James Cameron Questions VR Success & Calls It A “Yawn”
Question: Can virtual reality make it in Hollywood?
The futuristic sci-fi thriller, Strange Days, first hit the screens in late 1995. It was not received warmly by audiences and featured a hero named Lenny Niro, a former LAPD officer that left the service to deal illegal virtual reality tapes, called SQUID recordings. The movie was co-written and produced by none other than Hollywood giant James Cameron, and undoubtedly served as the early beginning of the director’s obsession with high-tech in film, an interest that would eventually lead him to create the technological masterpiece, Avatar.
Cameron has always sought new ways to challenge traditional methods of film-making, and technological advancement has been his primary tool for telling increasingly convincing and strange tales. Indeed, Strange Days was curiously insightful in terms of the VR boom that we’re experiencing today; consider Facebook’s $2 billion acquisition of Oculus, and the rise of VR headsets, apps and cheap viewers like Cardboard.
Avatar was the acme of Cameron’s tech-engineered films. When it premiered in theaters worldwide, audiences and critics alike were blown away by the 3D and computer animation that was used to illustrate the fantastic world of the Na’vi (a spiritual alien race that inhabits the planet of Pandora). To this day Avatar is ranked as the highest grossing film ever, bringing in a total of $2.8 billion in box-office sales worldwide.
Now a sequel to Avatar is in the works, and during a Wall Street Journal panel in Laguna Beach several months ago, Cameron discussed the new film, and also made some comments about virtual reality. Actually, he went so far as to call virtual reality technology “something that, to me, is a yawn, frankly.” According to the renowned director, the technology is not yet “mature”, and he questions “when is it going to be accepted by the public at large, when are people going to start authoring in VR and what will that be?”
It seems that Cameron does not envision virtual reality playing a major role in the film industry. Coming from such a big name, that statement is one worth noting. “If you want to move through a virtual reality it’s called a video game, it’s been around forever. Oculus Rift is fine, it’s got a good display and that sort of thing,” said Cameron.

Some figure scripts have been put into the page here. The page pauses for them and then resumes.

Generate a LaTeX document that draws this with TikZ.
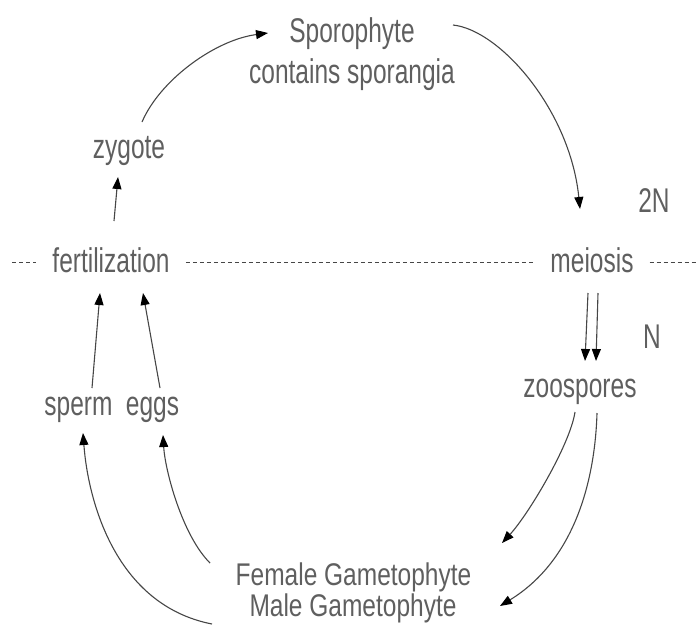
\documentclass[tikz,border=0pt]{standalone}
\usepackage{fontspec}
\setmainfont{Liberation Sans}
\usepackage{graphicx}
\usetikzlibrary{arrows.meta}
\definecolor{textgray}{RGB}{95,95,95}
\definecolor{linegray}{RGB}{70,70,70}
\newcommand\tx[1]{\scalebox{1}[1.4]{#1}}
\newcommand\txs[1]{\scalebox{1}[1.28]{#1}}
\tikzset{
  txt/.style={anchor=base, inner sep=1pt, text=textgray, font=\fontsize{24.5}{28}\selectfont},
  lowtxt/.style={txt, inner sep=0pt},
  cutbox/.style={txt, fill=white, inner xsep=16pt},
  arr/.style={draw=linegray, line width=1.1pt, -{Triangle[length=12pt,width=9pt,color=black]}},
  dashline/.style={draw=linegray, line width=1pt, dash pattern=on 4pt off 3pt}
}
\begin{document}
\begin{tikzpicture}[x=1pt,y=-1pt]
\useasboundingbox (0,0) rectangle (698,638);
% nodes
\node[txt] (spo) at (352,42) {\tx{Sporophyte}};
\node[txt] (spo2) at (352,83) {\tx{contains sporangia}};
\node[txt] (zyg) at (129,158) {\tx{zygote}};
\node[cutbox] (fert) at (111,272) {\tx{fertilization}};
\node[cutbox] (mei) at (592,272) {\tx{meiosis}};
\node[txt] (n2) at (654,212) {\tx{2N}};
\node[txt] (n1) at (652,348) {\tx{N}};
\node[txt] (zoo) at (580,397) {\tx{zoospores}};
\node[txt] (sperm) at (78.5,415) {\tx{sperm}};
\node[txt] (eggs) at (152.5,415) {\tx{eggs}};
\node[lowtxt] (fem) at (353.5,585) {\txs{Female Gametophyte}};
\node[lowtxt] (male) at (353,616) {\txs{Male Gametophyte}};
% dashed line
\coordinate (L) at (12,262);
\coordinate (R) at (698,262);
\draw[dashline] (L) -- (fert.west |- L);
\draw[dashline] (fert.east |- L) -- (mei.west |- L);
\draw[dashline] (mei.east |- L) -- (R);
% arrows
\draw[arr] ([shift={(13,-36)}]zyg.base) .. controls (160,80) and (215,40) .. ([shift={(-84,-9)}]spo.base);
\draw[arr] ([shift={(101,-17)}]spo.base) .. controls (500,30) and (570,110) .. ([shift={(-12,-63)}]mei.base);
\draw[arr] ([shift={(3,-51)}]fert.base) -- ([shift={(-11,19)}]zyg.base);
\draw[arr] ([shift={(13.5,-27)}]sperm.base) -- ([shift={(-11,21)}]fert.base);
\draw[arr] ([shift={(7.5,-27)}]eggs.base) -- ([shift={(32,21)}]fert.base);
\draw[arr] ([shift={(-4,21)}]mei.base) -- ([shift={(5,-36)}]zoo.base);
\draw[arr] ([shift={(6,21)}]mei.base) -- ([shift={(16,-36)}]zoo.base);
\draw[arr] ([shift={(-5,15)}]zoo.base) .. controls (570,445) and (528,515) .. ([shift={(148.5,-42)}]fem.base);
\draw[arr] ([shift={(17,16)}]zoo.base) .. controls (595,480) and (575,560) .. ([shift={(147,-10)}]male.base);
\draw[arr] ([shift={(-143.5,-22)}]fem.base) .. controls (182,535) and (165,470) .. ([shift={(10.5,20)}]eggs.base);
\draw[arr] ([shift={(-141,8)}]male.base) .. controls (115,605) and (88,500) .. ([shift={(4.5,18)}]sperm.base);
\end{tikzpicture}
\end{document}
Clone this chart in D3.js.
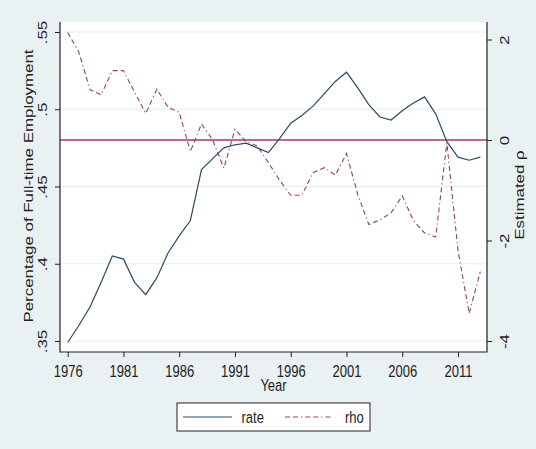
<!DOCTYPE html>
<html>
<head>
  <title>Full-time employment and estimated rho</title>
  <script type="text/javascript" src="https://cdn.jsdelivr.net/npm/d3@7/dist/d3.min.js"></script>
</head>
<style>
  body {
    margin: 0;
    background-color: #eaf1f3;
  }

  .label {
    fill: #222;
    font-size: 13px;
    font-family: "Liberation Sans", Arial, sans-serif;
  }

  .axis path,
  .axis line {
    stroke: #222;
  }
</style>

<body>
  <script type="text/javascript">
    // data
    var years = [1976, 1977, 1978, 1979, 1980, 1981, 1982, 1983, 1984, 1985,
      1986, 1987, 1988, 1989, 1990, 1991, 1992, 1993, 1994, 1995,
      1996, 1997, 1998, 1999, 2000, 2001, 2002, 2003, 2004, 2005,
      2006, 2007, 2008, 2009, 2010, 2011, 2012, 2013];

    var rate = [.349, .360, .372, .388, .405, .403, .388, .380, .391, .407,
      .418, .428, .461, .468, .475, .477, .478, .475, .472, .481,
      .491, .496, .502, .510, .518, .524, .514, .503, .495, .493,
      .499, .504, .508, .497, .479, .469, .467, .469];

    var rho = [2.14, 1.75, 1.0, 0.9, 1.38, 1.38, 0.95, 0.53, 1.01, 0.65,
      0.55, -0.23, 0.32, 0.0, -0.56, 0.21, -0.03, -0.12, -0.45, -0.8,
      -1.1, -1.1, -0.65, -0.55, -0.7, -0.27, -1.08, -1.68, -1.59, -1.45,
      -1.11, -1.6, -1.85, -1.93, -0.06, -2.2, -3.45, -2.62];

    var xTicks = [1976, 1981, 1986, 1991, 1996, 2001, 2006, 2011];
    var leftTicks = [.35, .4, .45, .5, .55];
    var rightTicks = [-4, -2, 0, 2];

    var width = 536;
    var height = 449;
    var plotLeft = 60, plotRight = 487, plotTop = 22, plotBottom = 352;

    var svg = d3.select("body")
      .append("svg")
      .attr("width", width)
      .attr("height", height);

    svg.append("rect")
      .attr("x", 0).attr("y", 0)
      .attr("width", width).attr("height", height)
      .attr("fill", "#eaf1f3");

    // plot region
    svg.append("rect")
      .attr("x", plotLeft).attr("y", plotTop)
      .attr("width", plotRight - plotLeft).attr("height", plotBottom - plotTop)
      .attr("fill", "white");

    var xScale = d3.scaleLinear().domain([1976, 2013]).range([67.7, 480.3]);
    var yLeft = d3.scaleLinear().domain([.35, .55]).range([341, 32]);
    var yRight = d3.scaleLinear().domain([-4, 2]).range([341, 39.5]);

    // gridlines
    svg.selectAll(".grid")
      .data(leftTicks)
      .enter()
      .append("line")
      .attr("class", "grid")
      .attr("x1", plotLeft)
      .attr("x2", plotRight)
      .attr("y1", function(d) { return yLeft(d); })
      .attr("y2", function(d) { return yLeft(d); })
      .attr("stroke", "#e6eef0")
      .attr("stroke-width", 1.2);

    // zero line on the rho axis
    svg.append("line")
      .attr("x1", plotLeft)
      .attr("x2", plotRight)
      .attr("y1", yRight(0))
      .attr("y2", yRight(0))
      .attr("stroke", "#b0335a")
      .attr("stroke-width", 1.4);

    var rateLine = d3.line()
      .x(function(d, i) { return xScale(years[i]); })
      .y(function(d) { return yLeft(d); });

    var rhoLine = d3.line()
      .x(function(d, i) { return xScale(years[i]); })
      .y(function(d) { return yRight(d); });

    svg.append("path")
      .datum(rho)
      .attr("d", rhoLine)
      .attr("fill", "none")
      .attr("stroke", "#93435a")
      .attr("stroke-width", 1.1)
      .attr("stroke-dasharray", "5,3,5,3,1.2,3");

    svg.append("path")
      .datum(rate)
      .attr("d", rateLine)
      .attr("fill", "none")
      .attr("stroke", "#2a4a66")
      .attr("stroke-width", 1.2);

    // axes
    var xAxis = d3.axisBottom(xScale).tickValues(xTicks).tickSize(5).tickSizeOuter(0)
      .tickFormat(d3.format("d"));
    var gx = svg.append("g")
      .attr("class", "axis label")
      .attr("transform", "translate(0," + plotBottom + ")")
      .call(xAxis);
    gx.select(".domain").remove();
    gx.selectAll("text")
      .attr("y", 0).attr("dy", null)
      .attr("fill", "#222")
      .attr("transform", "translate(0,24.7) scale(1,1.3)");

    var leftAxis = d3.axisLeft(yLeft).tickValues(leftTicks).tickSize(5).tickSizeOuter(0)
      .tickFormat(function(d) { return d3.format(".2")(d).replace("0.", "."); });
    var gl = svg.append("g")
      .attr("class", "axis label")
      .attr("transform", "translate(" + plotLeft + ",0)")
      .call(leftAxis);
    gl.select(".domain").remove();
    gl.selectAll("text")
      .attr("x", 0).attr("dy", null)
      .attr("fill", "#222")
      .style("text-anchor", "middle")
      .attr("transform", "translate(-13,0) scale(1,1.3) rotate(-90)");

    var rightAxis = d3.axisRight(yRight).tickValues(rightTicks).tickSize(5).tickSizeOuter(0)
      .tickFormat(function(d) { return String(d); });
    var gr = svg.append("g")
      .attr("class", "axis label")
      .attr("transform", "translate(" + plotRight + ",0)")
      .call(rightAxis);
    gr.select(".domain").remove();
    gr.selectAll("text")
      .attr("x", 0).attr("dy", null)
      .attr("fill", "#222")
      .style("text-anchor", "middle")
      .attr("transform", "translate(21.5,0) scale(1,1.3) rotate(-90)");

    // axis lines
    svg.append("path")
      .attr("d", "M" + plotLeft + "," + plotTop + "V" + plotBottom + "H" + plotRight + "V" + plotTop)
      .attr("fill", "none")
      .attr("stroke", "#222")
      .attr("stroke-width", 1.2);

    // titles
    svg.append("text")
      .attr("class", "label")
      .attr("text-anchor", "middle")
      .attr("transform", "translate(273.5,390.5) scale(1,1.3)")
      .text("Year");

    svg.append("text")
      .attr("class", "label")
      .attr("text-anchor", "middle")
      .attr("transform", "translate(33,186) scale(1,1.3) rotate(-90)")
      .text("Percentage of Full-time Employment");

    svg.append("text")
      .attr("class", "label")
      .attr("text-anchor", "middle")
      .attr("transform", "translate(524,195) scale(1,1.3) rotate(-90)")
      .text("Estimated ρ");

    // legend
    svg.append("rect")
      .attr("x", 177).attr("y", 403)
      .attr("width", 193).attr("height", 28)
      .attr("fill", "white")
      .attr("stroke", "#222")
      .attr("stroke-width", 1);

    svg.append("line")
      .attr("x1", 183).attr("x2", 232)
      .attr("y1", 417).attr("y2", 417)
      .attr("stroke", "#2a4a66")
      .attr("stroke-width", 1.2);

    svg.append("text")
      .attr("class", "label")
      .attr("transform", "translate(241.5,423) scale(1,1.3)")
      .text("rate");

    svg.append("line")
      .attr("x1", 285).attr("x2", 333)
      .attr("y1", 417).attr("y2", 417)
      .attr("stroke", "#93435a")
      .attr("stroke-width", 1.1)
      .attr("stroke-dasharray", "5,3,5,3,1.2,3");

    svg.append("text")
      .attr("class", "label")
      .attr("transform", "translate(345,423) scale(1,1.3)")
      .text("rho");
  </script>
</body>
</html>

Thus it is evident that the director of Avatar has placed VR technology in the realm of interactive entertainment such as video games. Perhaps the question to ask now is whether or not that sphere will ever overlap with the movie industry; will VR ever have its golden shot in Hollywood? When it comes to technology in filmmaking, if a tech-legend like Cameron is not willing to adopt virtual reality, then who will?